Cheesemaking is a primal process, dating back thousands of years. And even with current industrial technology, the process of cheesemaking is still a complicated one, combining science with art, and crafting skills We wrap our cheese differently to preserve its integrity.
Cheese is really alive, and it likes to breathe while it ripens... which, by the way lasts right up until you eat it! If you wrap it in plastic it suffocates. Cheese is constantly losing moisture as it ages, so when it’s sealed in plastic that moisture, or more technically correct, "whey", has nowhere to go but back into the cheese. Although that sounds like a great idea, whey tends to have quite a bitter flavor. When that bitterness goes back into the cheese, it produces "off" flavors.
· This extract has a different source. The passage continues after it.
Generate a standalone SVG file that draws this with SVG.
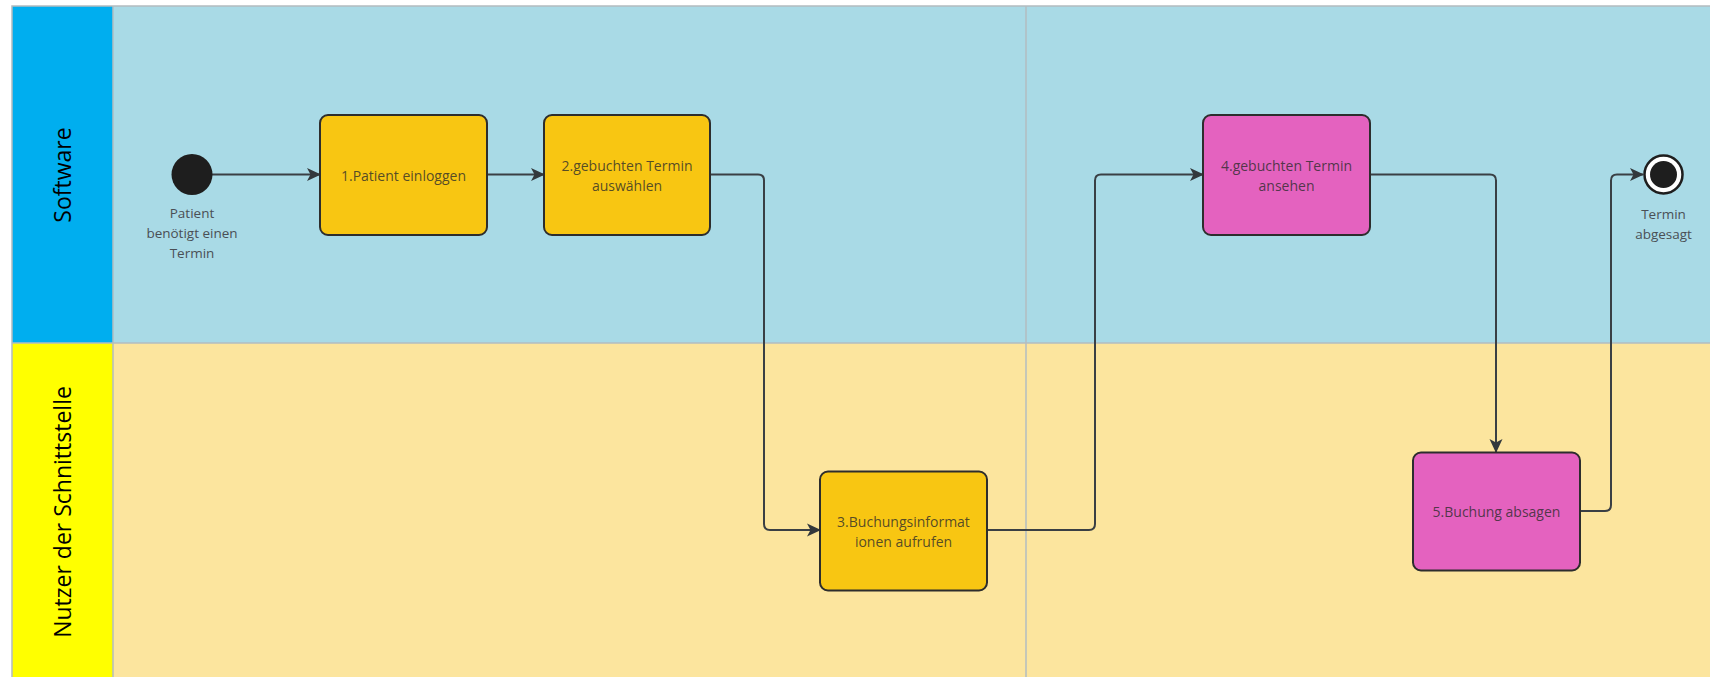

Traditional cheese needs to breathe as it is aged and matured. While it breathes, its flavor is enhanced and specific textures develop. The cheese loses moisture, but intensifies in flavor, just in the same way you make a great soup stock. If fact huge blocks and wheels, many over 200 lbs., must be constantly turned and whipped so that the moisture content remains even throughout the cheese.
When we wrap cheese, we use 3 pieces, a clear quick sheet, a more opaque slow sheet, and then the actual cheese paper. Once a whole cheese [a block or wheel] is cut, it will lose more moisture, so the special paper allows the cheese to breathe while it’s traveling and the moisture to evaporate properly.